Advocates for Individuals with Disabilities (AID) has filed more than 1,700 lawsuits this year against businesses alleging American with Disabilities Act violations in parking lots.
ABC15 uncovered AID routinely sues businesses for having a sign a few inches too low. The group has often demanded up to $7500 to settle.
Last month, the Attorney General’s Office filed a motion to intervene in one lawsuit, claiming that AID exceeded its authority and is not allowed to collect fees on these types of lawsuits. By intervening, the state is making itself a defendant in the lawsuit.
A judge approved the motion to intervene September 9.
“We as the state’s chief law enforcement officer, we believe that we are charged with enforcing the disabilities act,” Brnovich said.
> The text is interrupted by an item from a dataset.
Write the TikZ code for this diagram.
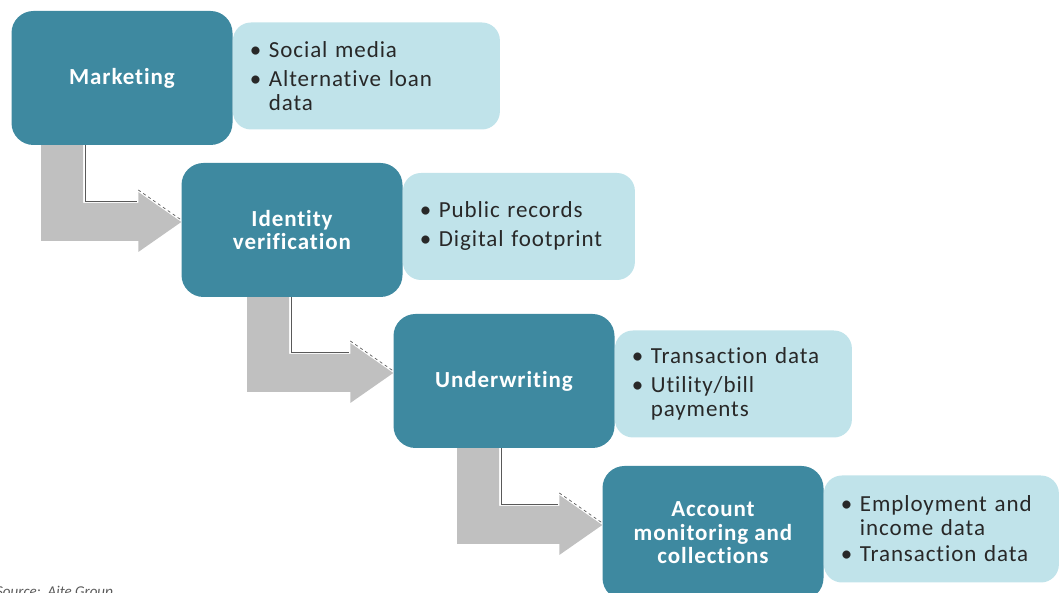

“If they are concerned about violations with the Americans with Disabilities Act or they are concerned with making sure some businesses are complying, they can file a complaint with our office,” the Attorney General said. “How many complaints has this group filed with us: None. Zero. I think that speaks volumes.”
In response, AID has publicly criticized the Attorney General’s Office by saying it has failed to enforce ADA violations for 26 years. AID’s lead attorney, Peter Strojnik, claimed Brnovich is siding with “law-breaking” businesses and that the AG’s action to is “political.”
“I think that’s garbage,” Brnovich said. “When you are the Attorney General for the State of Arizona, you have a lot of power. You have a lot of authority, and it’s something you have to use wisely.This is not something we undertook haphazardly or lightly.”
The Attorney General said his office stepped in to make sure AID doesn’t abuse and misuse the legal system to make money. The state has also filed a motion to consolidate more than 1,000 of the open AID lawsuits.
If granted, Brnovich’s office has stated it will move to dismiss every case.
ABC15 has spoken to several attorneys who said the state’s motion to intervene was a surprising and bold move. Batches of ADA lawsuits have popped up in other cities in other states, but this appears to be the first time that an attorney general’s office has stepped in to stop curb them.
“Frankly, (ABC15’s) reporting has really brought a lot of attention here in Arizona and nationally to this issue,” Brnovich said. “This something we are taking a lead on. I’m pushing back on these frivolous lawsuits. I just think it’s time someone did something.”